In de zomer van 1942 vonden er een aantal razzia’s plaats die steeds gericht waren op Joden zonder de Belgische nationaliteit. Joden met de Belgische nationaliteit geloofden beschermd te zijn tegen arrestatie en deportatie. In de nacht van 3 op 4 september in 1943 vond echter Atkion  Iltis plaats, de eerste en enige razzia die gericht was op Joden met Belgische nationaliteit. Tijdens die razzia werd Dora Kleinmann opgepakt samen met haar moeder, en werden ze in de Dossinkazerne in Mechelen opgesloten. Hier kwam Dora op 4 september 1943 terecht op de transportlijst voor transport XXIIB. Dit was een bijzonder transport omdat dit de eerste keer was dat Joden met een Belgische nationaliteit werden gedeporteerd. Op 20 september 1943, nog geen maand na haar opsluiting in de Dossinkazerne, werd Dora met dit transport gedeporteerd.
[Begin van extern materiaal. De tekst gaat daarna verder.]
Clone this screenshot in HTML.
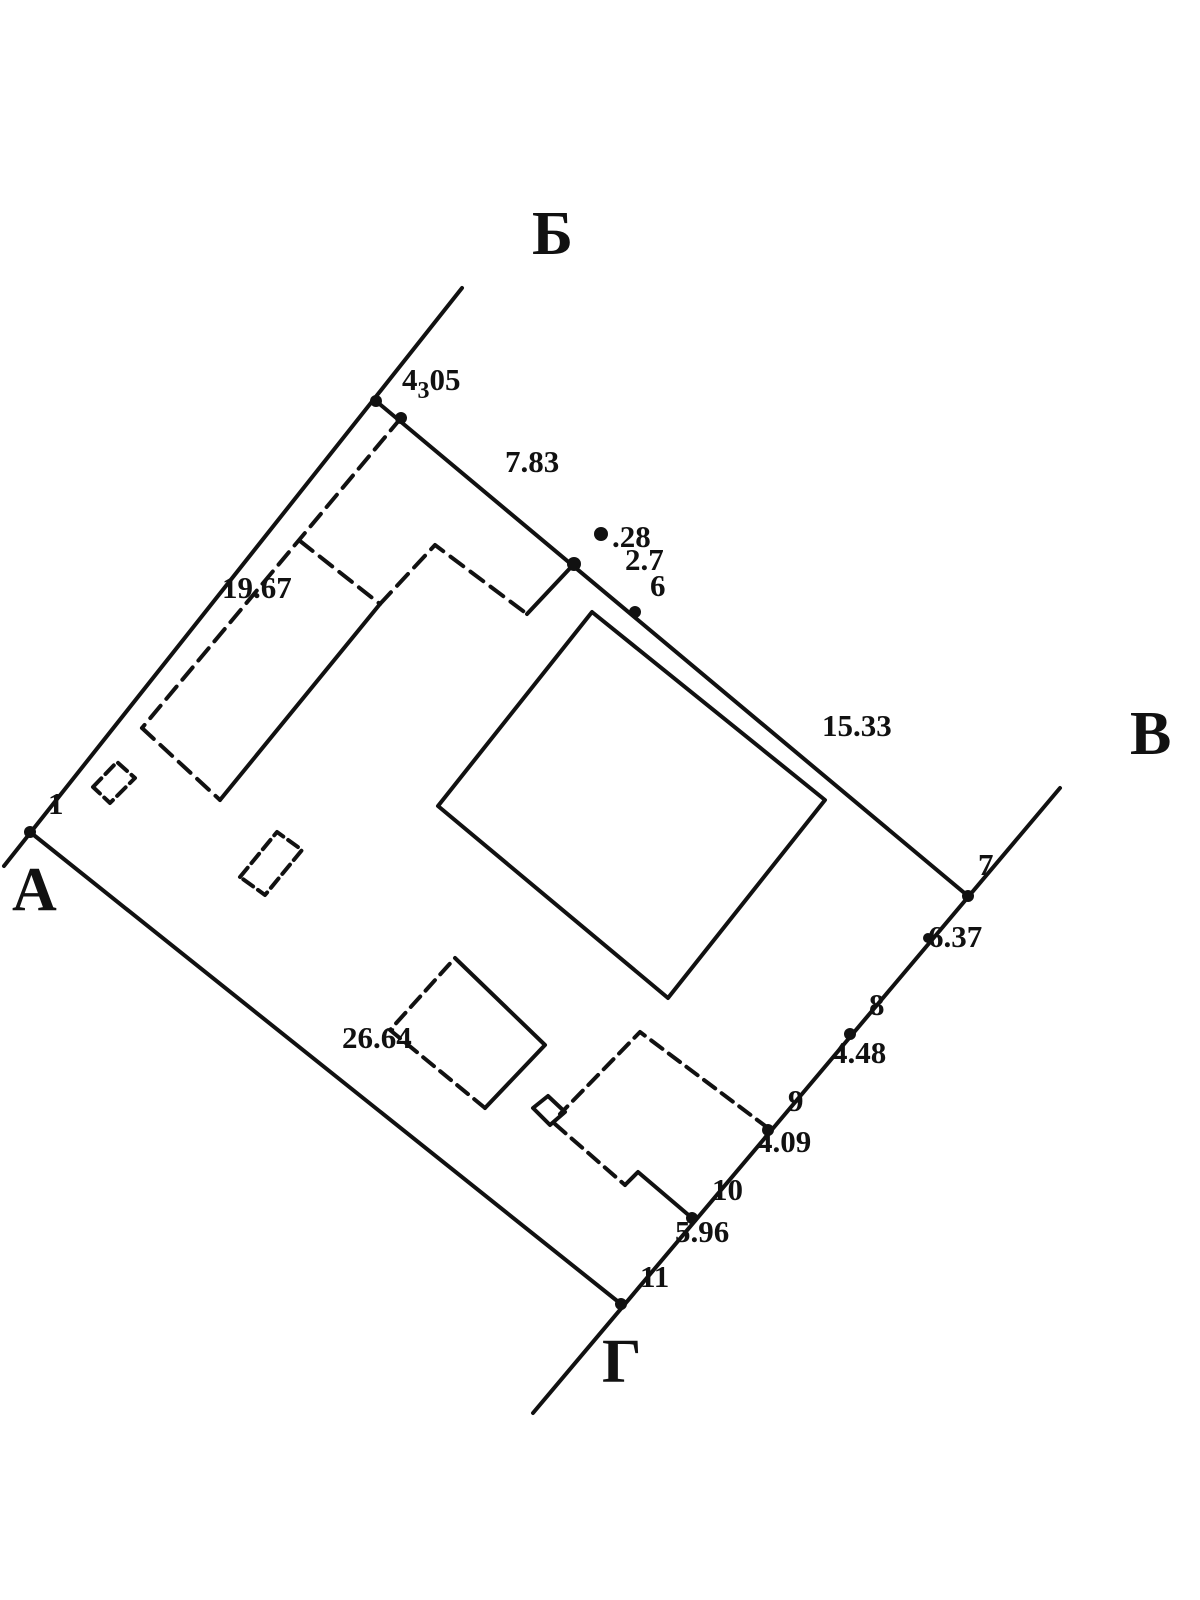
<!DOCTYPE html>
<html><head><meta charset="utf-8"><style>
html,body{margin:0;padding:0;background:#fff;}
svg{display:block;}
text{font-family:"Liberation Serif",serif;font-weight:bold;fill:#111;}
</style></head><body>
<svg width="1200" height="1600" viewBox="0 0 1200 1600" xmlns="http://www.w3.org/2000/svg">
<g stroke="#111" stroke-width="4" fill="none" stroke-linecap="round" stroke-linejoin="round">
<line x1="4" y1="866" x2="462" y2="288"/>
<line x1="376" y1="401" x2="968" y2="896"/>
<line x1="1060" y1="788" x2="533" y2="1413"/>
<line x1="30" y1="832" x2="621" y2="1304"/>
<g stroke-dasharray="16,9">
<line x1="401" y1="418" x2="142" y2="728"/>
<line x1="142" y1="728" x2="220" y2="800"/>
<line x1="300" y1="541" x2="380" y2="604"/>
<polyline points="380,604 435,545 527,614"/>
</g>
<line x1="220" y1="800" x2="380" y2="604"/>
<line x1="527" y1="614" x2="574" y2="564"/>
<polygon points="592,612 825,800 668,998 438,806"/>
<polygon stroke-dasharray="12,6" points="93,787 117,762 135,778 110,803"/>
<polygon stroke-dasharray="12,6" points="240,877 277,832 302,850 265,895"/>
<polyline points="455,958 545,1045 485,1108"/>
<polyline stroke-dasharray="14,8" points="485,1108 390,1030 455,958"/>
<g stroke-dasharray="14,8">
<polyline points="768,1128 640,1032 560,1114"/>
<line x1="555" y1="1124" x2="625" y2="1185"/>
</g>
<polyline points="625,1185 638,1172 692,1218"/>
<polygon points="533,1108 548,1096 565,1112 550,1125"/>
</g>
<g fill="#111">
<circle cx="30" cy="832" r="6"/>
<circle cx="376" cy="401" r="6"/>
<circle cx="401" cy="418" r="6"/>
<circle cx="574" cy="564" r="7"/>
<circle cx="635" cy="612" r="6"/>
<circle cx="968" cy="896" r="6"/>
<circle cx="928" cy="938" r="5"/>
<circle cx="850" cy="1034" r="6"/>
<circle cx="768" cy="1130" r="6"/>
<circle cx="692" cy="1218" r="6"/>
<circle cx="621" cy="1304" r="6"/>
<circle cx="601" cy="534" r="7"/>
</g>
<g font-size="31">
<text x="402" y="390">4<tspan font-size="24" dy="8">3</tspan><tspan dy="-8">05</tspan></text>
<text x="505" y="472">7.83</text>
<text x="612" y="547">.28</text>
<text x="625" y="570">2.7</text>
<text x="650" y="596">6</text>
<text x="222" y="598">19.67</text>
<text x="822" y="736">15.33</text>
<text x="978" y="875">7</text>
<text x="928" y="947">6.37</text>
<text x="869" y="1015">8</text>
<text x="832" y="1063">4.48</text>
<text x="788" y="1111">9</text>
<text x="757" y="1152">4.09</text>
<text x="712" y="1200">10</text>
<text x="675" y="1242">5.96</text>
<text x="640" y="1287">11</text>
<text x="342" y="1048">26.64</text>
<text x="48" y="814">1</text>
</g>
<g font-size="62">
<text x="532" y="254">Б</text>
<text x="1130" y="754">В</text>
<text x="12" y="910">А</text>
<text x="602" y="1382">Г</text>
</g>
</svg>
</body></html>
Het transport kwam twee dagen later, op 22 september 1943, aan in Auschwitz-Birkenau. Na aankomst, zou Dora Kleinmann geen spoor meer nalaten. Ze werd op een onbekende plek, op een onbekende datum en onder onbekende omstandigheden vermoord.

Dora’s moeder Sara Ittel kwam echter nooit op een transportlijst in de Dossinkazerne terecht. Ze was ziek en werd na vijf dagen, op 7 september 1943, naar ‘Hospice Auxiliare de Bruxelles’ gevoerd. Dit was een tehuis waar zieke Joodse ouderlingen naartoe werden gestuurd om de illusie in stand te houden dat de deportatie “humaan” was. Sara Ittel bleef in het tehuis tot ze op 23 juli 1945 opnieuw in Antwerpen ging wonen. Dora’s moeder overleefde dus de gruwel van de Tweede Wereldoorlog en de Dossinkazerne, en stierf in 1952 in Antwerpen.